▶ **Exercise description**:
Quote the listing below in its entirety, omitting every image.

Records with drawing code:

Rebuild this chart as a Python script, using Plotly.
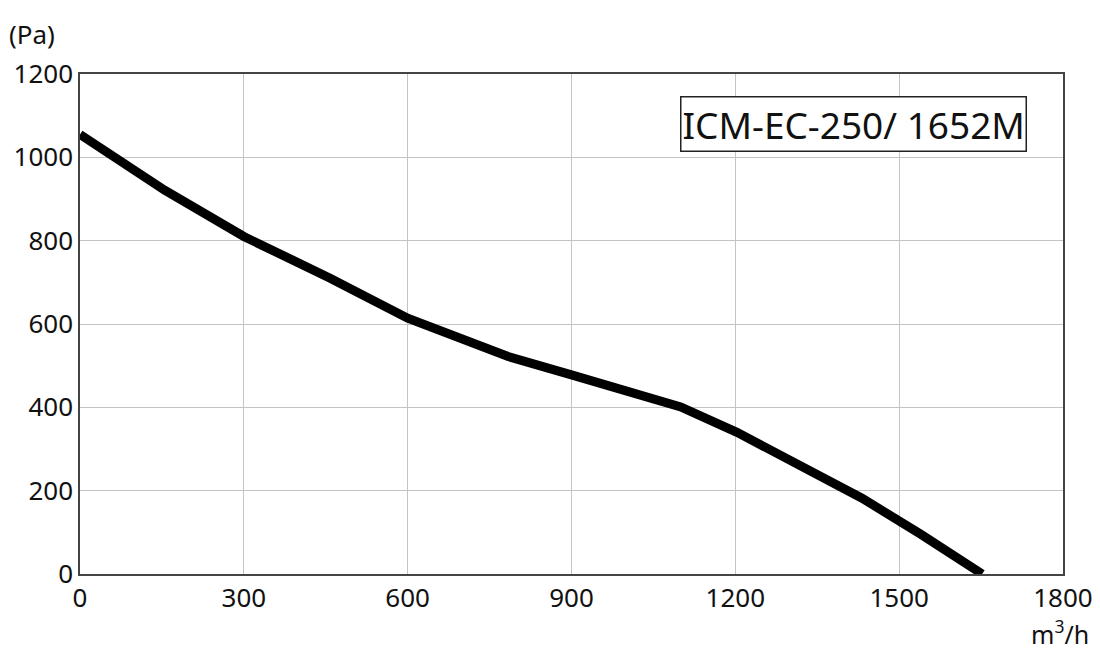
import plotly.graph_objects as go

flow = [0, 155, 300, 458, 600, 784, 900, 1100, 1203, 1320, 1432, 1540, 1652]
pressure = [1055, 921, 810, 710, 614, 522, 478, 401, 340, 262, 182, 95, 0]
x_ticks = [0, 300, 600, 900, 1200, 1500, 1800]
y_ticks = [0, 200, 400, 600, 800, 1000, 1200]
model = "ICM-EC-250/ 1652M"

font = "Noto Sans, sans-serif"
fig = go.Figure()
fig.add_trace(go.Scatter(x=flow, y=pressure, mode="lines",
                         line=dict(color="black", width=9), showlegend=False,
                         cliponaxis=False))
axis_common = dict(showgrid=True, gridcolor="#c4c4c4", gridwidth=1, showline=True,
                   linecolor="#444", linewidth=1.5, mirror=True, zeroline=False,
                   ticks="", ticklen=0, automargin=False,
                   tickfont=dict(family=font, size=26, color="#111"))
fig.update_layout(
    width=1092, height=646,
    margin=dict(l=72, r=37, t=66, b=80),
    plot_bgcolor="white", paper_bgcolor="white",
    font=dict(family=font, size=26, color="#111"),
    xaxis=dict(range=[0, 1800], tickvals=x_ticks, **axis_common),
    yaxis=dict(range=[0, 1200], tickvals=y_ticks, **axis_common),
    annotations=[
        dict(text=model, xref="paper", yref="paper", x=0.787, y=0.899, xanchor="center",
             yanchor="middle", showarrow=False, font=dict(family=font, size=37, color="#111"),
             bordercolor="#222", borderwidth=1.5, borderpad=1, bgcolor="white"),
        dict(text="(Pa)", xref="paper", yref="paper", x=-0.074, y=1.08, xanchor="left",
             yanchor="middle", showarrow=False, font=dict(family=font, size=26)),
        dict(text="m<sup>3</sup>/h", xref="paper", yref="paper", x=0.997, y=-0.116,
             xanchor="center", yanchor="middle", showarrow=False,
             font=dict(family=font, size=25)),
    ],
)
fig.write_html("out.html")
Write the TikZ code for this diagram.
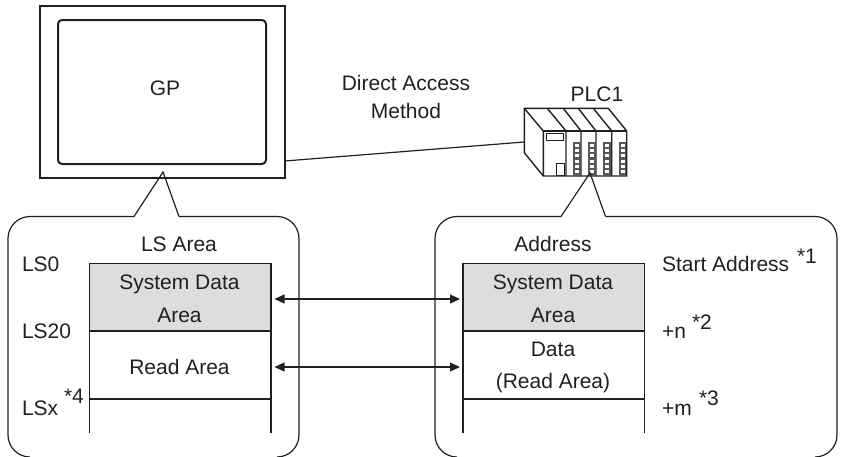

▶ **The output**:
Rebuild this chart as a Python script, using Plotly.
import plotly.graph_objects as go

flow = [0, 155, 300, 458, 600, 784, 900, 1100, 1203, 1320, 1432, 1540, 1652]
pressure = [1055, 921, 810, 710, 614, 522, 478, 401, 340, 262, 182, 95, 0]
x_ticks = [0, 300, 600, 900, 1200, 1500, 1800]
y_ticks = [0, 200, 400, 600, 800, 1000, 1200]
model = "ICM-EC-250/ 1652M"

font = "Noto Sans, sans-serif"
fig = go.Figure()
fig.add_trace(go.Scatter(x=flow, y=pressure, mode="lines",
                         line=dict(color="black", width=9), showlegend=False,
                         cliponaxis=False))
axis_common = dict(showgrid=True, gridcolor="#c4c4c4", gridwidth=1, showline=True,
                   linecolor="#444", linewidth=1.5, mirror=True, zeroline=False,
                   ticks="", ticklen=0, automargin=False,
                   tickfont=dict(family=font, size=26, color="#111"))
fig.update_layout(
    width=1092, height=646,
    margin=dict(l=72, r=37, t=66, b=80),
    plot_bgcolor="white", paper_bgcolor="white",
    font=dict(family=font, size=26, color="#111"),
    xaxis=dict(range=[0, 1800], tickvals=x_ticks, **axis_common),
    yaxis=dict(range=[0, 1200], tickvals=y_ticks, **axis_common),
    annotations=[
        dict(text=model, xref="paper", yref="paper", x=0.787, y=0.899, xanchor="center",
             yanchor="middle", showarrow=False, font=dict(family=font, size=37, color="#111"),
             bordercolor="#222", borderwidth=1.5, borderpad=1, bgcolor="white"),
        dict(text="(Pa)", xref="paper", yref="paper", x=-0.074, y=1.08, xanchor="left",
             yanchor="middle", showarrow=False, font=dict(family=font, size=26)),
        dict(text="m<sup>3</sup>/h", xref="paper", yref="paper", x=0.997, y=-0.116,
             xanchor="center", yanchor="middle", showarrow=False,
             font=dict(family=font, size=25)),
    ],
)
fig.write_html("out.html")
Write the TikZ code for this diagram.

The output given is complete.